Written problem: From the listing below, copy word for word every line starting at the one that includes "Output the LaTeX" and ending at the one that includes "(0,0) rectangle (1229,779);"; the pictures are omitted.

Listed records:
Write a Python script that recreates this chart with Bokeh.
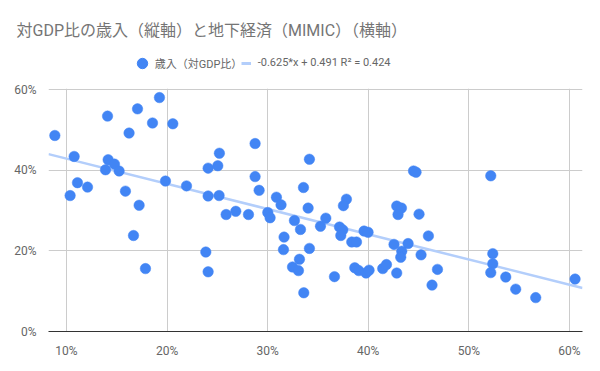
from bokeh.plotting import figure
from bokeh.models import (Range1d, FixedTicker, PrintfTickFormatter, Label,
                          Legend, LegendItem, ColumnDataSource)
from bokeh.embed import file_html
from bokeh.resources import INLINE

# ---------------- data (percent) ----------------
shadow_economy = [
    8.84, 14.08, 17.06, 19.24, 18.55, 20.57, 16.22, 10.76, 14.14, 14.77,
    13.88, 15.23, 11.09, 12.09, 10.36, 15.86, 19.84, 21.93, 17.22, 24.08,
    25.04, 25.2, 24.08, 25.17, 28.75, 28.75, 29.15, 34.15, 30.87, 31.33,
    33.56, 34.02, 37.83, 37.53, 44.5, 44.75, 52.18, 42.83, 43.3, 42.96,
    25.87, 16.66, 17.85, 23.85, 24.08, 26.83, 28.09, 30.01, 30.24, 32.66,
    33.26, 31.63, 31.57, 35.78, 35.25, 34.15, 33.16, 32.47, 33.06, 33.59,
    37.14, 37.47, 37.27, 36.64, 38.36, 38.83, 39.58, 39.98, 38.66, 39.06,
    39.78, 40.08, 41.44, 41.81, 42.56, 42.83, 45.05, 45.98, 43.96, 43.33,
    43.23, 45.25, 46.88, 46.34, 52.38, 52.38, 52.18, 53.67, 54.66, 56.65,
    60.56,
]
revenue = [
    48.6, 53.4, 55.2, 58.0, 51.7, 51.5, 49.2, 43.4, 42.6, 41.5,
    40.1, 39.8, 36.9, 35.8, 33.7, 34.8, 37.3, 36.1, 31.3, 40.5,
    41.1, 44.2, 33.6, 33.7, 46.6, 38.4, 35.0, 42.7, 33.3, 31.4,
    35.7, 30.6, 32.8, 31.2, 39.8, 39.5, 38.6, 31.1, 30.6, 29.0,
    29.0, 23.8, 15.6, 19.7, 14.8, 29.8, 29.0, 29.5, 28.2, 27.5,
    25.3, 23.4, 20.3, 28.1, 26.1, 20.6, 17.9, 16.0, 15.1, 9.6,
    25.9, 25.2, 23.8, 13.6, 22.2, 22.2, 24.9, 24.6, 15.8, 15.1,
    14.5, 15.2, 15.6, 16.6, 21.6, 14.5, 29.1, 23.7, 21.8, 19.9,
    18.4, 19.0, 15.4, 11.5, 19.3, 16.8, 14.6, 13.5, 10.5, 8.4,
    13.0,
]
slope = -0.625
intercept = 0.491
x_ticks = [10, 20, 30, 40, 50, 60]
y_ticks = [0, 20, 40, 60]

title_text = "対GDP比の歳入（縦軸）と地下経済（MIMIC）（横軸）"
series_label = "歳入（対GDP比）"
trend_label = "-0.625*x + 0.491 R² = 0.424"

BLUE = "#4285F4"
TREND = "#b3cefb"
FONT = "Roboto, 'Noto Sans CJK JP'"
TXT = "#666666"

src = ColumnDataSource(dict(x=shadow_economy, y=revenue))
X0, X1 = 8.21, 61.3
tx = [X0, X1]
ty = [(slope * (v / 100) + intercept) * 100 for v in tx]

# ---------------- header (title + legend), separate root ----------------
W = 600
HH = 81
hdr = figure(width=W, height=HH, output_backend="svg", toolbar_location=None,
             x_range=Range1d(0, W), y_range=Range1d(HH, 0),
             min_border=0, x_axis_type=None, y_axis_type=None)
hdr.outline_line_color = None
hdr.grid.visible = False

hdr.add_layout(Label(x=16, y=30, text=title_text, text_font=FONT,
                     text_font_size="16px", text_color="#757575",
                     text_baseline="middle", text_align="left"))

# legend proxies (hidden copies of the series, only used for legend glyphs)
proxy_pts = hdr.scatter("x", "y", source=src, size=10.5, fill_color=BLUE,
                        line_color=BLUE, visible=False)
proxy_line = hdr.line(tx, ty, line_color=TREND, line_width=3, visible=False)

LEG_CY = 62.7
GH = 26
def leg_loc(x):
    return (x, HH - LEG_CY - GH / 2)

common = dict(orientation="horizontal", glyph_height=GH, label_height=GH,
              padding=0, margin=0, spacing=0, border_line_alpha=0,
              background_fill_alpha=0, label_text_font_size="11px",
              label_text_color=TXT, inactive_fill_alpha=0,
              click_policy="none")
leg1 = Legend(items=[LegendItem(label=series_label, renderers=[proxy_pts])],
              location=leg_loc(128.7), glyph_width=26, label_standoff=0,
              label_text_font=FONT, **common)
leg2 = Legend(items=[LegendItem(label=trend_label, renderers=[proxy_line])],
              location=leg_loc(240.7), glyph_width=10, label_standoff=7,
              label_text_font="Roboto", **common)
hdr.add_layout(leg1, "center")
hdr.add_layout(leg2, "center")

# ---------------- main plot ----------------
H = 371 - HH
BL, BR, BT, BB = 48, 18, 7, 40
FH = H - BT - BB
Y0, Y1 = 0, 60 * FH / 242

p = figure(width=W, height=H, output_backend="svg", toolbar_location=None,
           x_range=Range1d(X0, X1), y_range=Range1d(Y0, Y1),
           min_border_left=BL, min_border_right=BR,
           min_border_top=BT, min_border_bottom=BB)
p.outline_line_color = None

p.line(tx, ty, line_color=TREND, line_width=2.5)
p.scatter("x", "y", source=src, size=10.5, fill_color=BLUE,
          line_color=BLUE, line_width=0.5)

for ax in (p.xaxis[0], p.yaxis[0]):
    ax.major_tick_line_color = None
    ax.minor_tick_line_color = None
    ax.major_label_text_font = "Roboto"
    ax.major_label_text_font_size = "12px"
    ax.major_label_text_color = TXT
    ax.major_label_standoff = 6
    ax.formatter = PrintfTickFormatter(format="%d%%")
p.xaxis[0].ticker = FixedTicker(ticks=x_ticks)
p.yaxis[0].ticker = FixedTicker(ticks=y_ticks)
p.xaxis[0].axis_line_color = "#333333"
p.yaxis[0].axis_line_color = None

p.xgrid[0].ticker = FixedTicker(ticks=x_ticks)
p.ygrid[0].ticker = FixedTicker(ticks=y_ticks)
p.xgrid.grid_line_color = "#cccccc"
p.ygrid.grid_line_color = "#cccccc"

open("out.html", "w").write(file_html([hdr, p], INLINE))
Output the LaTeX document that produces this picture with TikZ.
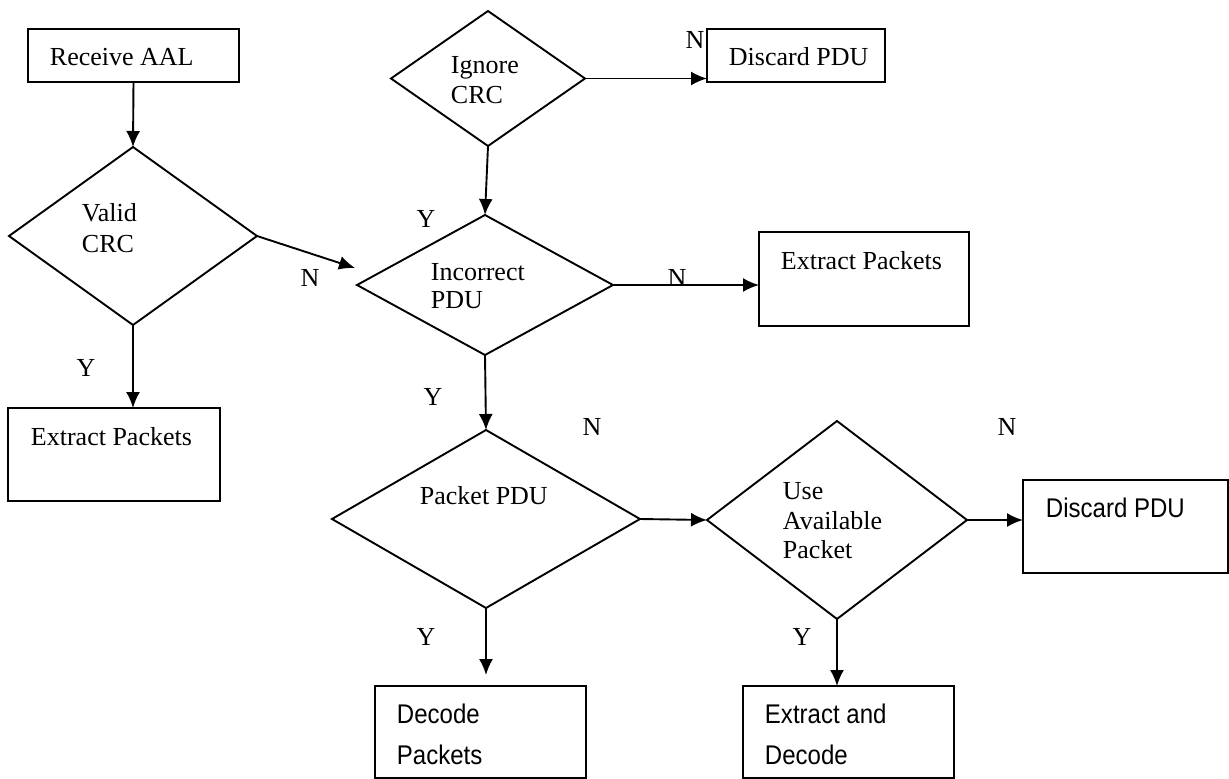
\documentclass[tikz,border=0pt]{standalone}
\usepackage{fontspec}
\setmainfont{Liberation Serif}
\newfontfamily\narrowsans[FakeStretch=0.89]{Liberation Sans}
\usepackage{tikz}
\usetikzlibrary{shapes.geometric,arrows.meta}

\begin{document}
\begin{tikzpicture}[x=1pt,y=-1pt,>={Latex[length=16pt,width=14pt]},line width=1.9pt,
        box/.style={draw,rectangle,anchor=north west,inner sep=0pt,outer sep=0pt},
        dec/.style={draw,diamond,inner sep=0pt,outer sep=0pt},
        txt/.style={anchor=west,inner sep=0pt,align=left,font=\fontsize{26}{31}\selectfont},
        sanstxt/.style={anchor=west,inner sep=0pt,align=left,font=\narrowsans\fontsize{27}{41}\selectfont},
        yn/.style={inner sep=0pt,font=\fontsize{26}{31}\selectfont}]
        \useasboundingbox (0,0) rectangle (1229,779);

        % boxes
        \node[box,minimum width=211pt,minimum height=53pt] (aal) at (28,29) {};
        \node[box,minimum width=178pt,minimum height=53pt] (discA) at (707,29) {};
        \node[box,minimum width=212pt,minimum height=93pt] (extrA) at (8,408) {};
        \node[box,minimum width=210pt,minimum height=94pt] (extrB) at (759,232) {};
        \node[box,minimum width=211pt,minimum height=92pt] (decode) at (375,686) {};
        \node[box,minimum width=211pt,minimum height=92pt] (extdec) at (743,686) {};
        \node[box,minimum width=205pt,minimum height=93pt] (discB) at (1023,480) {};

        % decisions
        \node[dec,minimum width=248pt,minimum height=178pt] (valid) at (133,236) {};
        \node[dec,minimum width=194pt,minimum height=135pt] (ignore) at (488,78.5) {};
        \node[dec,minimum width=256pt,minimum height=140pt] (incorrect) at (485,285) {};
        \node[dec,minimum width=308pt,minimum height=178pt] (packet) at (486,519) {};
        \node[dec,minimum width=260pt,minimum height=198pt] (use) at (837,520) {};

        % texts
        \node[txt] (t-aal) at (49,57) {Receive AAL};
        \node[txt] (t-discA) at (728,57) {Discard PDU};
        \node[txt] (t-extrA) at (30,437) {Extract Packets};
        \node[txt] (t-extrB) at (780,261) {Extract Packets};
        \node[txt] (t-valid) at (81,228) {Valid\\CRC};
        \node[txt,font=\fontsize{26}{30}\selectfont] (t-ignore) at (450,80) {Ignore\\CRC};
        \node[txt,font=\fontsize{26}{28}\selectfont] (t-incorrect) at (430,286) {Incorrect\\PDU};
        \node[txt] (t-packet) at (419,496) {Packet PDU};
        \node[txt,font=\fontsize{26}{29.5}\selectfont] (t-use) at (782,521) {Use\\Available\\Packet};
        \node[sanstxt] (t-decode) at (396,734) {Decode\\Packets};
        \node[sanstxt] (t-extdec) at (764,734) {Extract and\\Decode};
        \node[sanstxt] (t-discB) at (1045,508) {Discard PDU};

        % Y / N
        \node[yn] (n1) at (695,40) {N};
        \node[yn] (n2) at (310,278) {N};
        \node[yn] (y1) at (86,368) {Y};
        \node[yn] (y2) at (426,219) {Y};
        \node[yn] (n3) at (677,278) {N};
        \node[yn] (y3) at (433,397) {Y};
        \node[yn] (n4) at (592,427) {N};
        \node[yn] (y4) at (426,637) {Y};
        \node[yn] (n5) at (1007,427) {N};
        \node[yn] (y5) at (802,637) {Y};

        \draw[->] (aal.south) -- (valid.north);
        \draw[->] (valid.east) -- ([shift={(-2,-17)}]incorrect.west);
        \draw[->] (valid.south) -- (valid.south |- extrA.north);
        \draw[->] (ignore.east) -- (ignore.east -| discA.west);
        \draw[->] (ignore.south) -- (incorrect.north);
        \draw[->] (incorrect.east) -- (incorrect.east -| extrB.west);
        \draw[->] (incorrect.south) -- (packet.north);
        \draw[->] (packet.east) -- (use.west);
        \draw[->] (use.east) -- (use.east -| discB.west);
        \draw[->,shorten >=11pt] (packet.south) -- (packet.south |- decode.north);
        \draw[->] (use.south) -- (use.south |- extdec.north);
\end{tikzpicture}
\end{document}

Exercise response:
Output the LaTeX document that produces this picture with TikZ.
\documentclass[tikz,border=0pt]{standalone}
\usepackage{fontspec}
\setmainfont{Liberation Serif}
\newfontfamily\narrowsans[FakeStretch=0.89]{Liberation Sans}
\usepackage{tikz}
\usetikzlibrary{shapes.geometric,arrows.meta}

\begin{document}
\begin{tikzpicture}[x=1pt,y=-1pt,>={Latex[length=16pt,width=14pt]},line width=1.9pt,
        box/.style={draw,rectangle,anchor=north west,inner sep=0pt,outer sep=0pt},
        dec/.style={draw,diamond,inner sep=0pt,outer sep=0pt},
        txt/.style={anchor=west,inner sep=0pt,align=left,font=\fontsize{26}{31}\selectfont},
        sanstxt/.style={anchor=west,inner sep=0pt,align=left,font=\narrowsans\fontsize{27}{41}\selectfont},
        yn/.style={inner sep=0pt,font=\fontsize{26}{31}\selectfont}]
        \useasboundingbox (0,0) rectangle (1229,779);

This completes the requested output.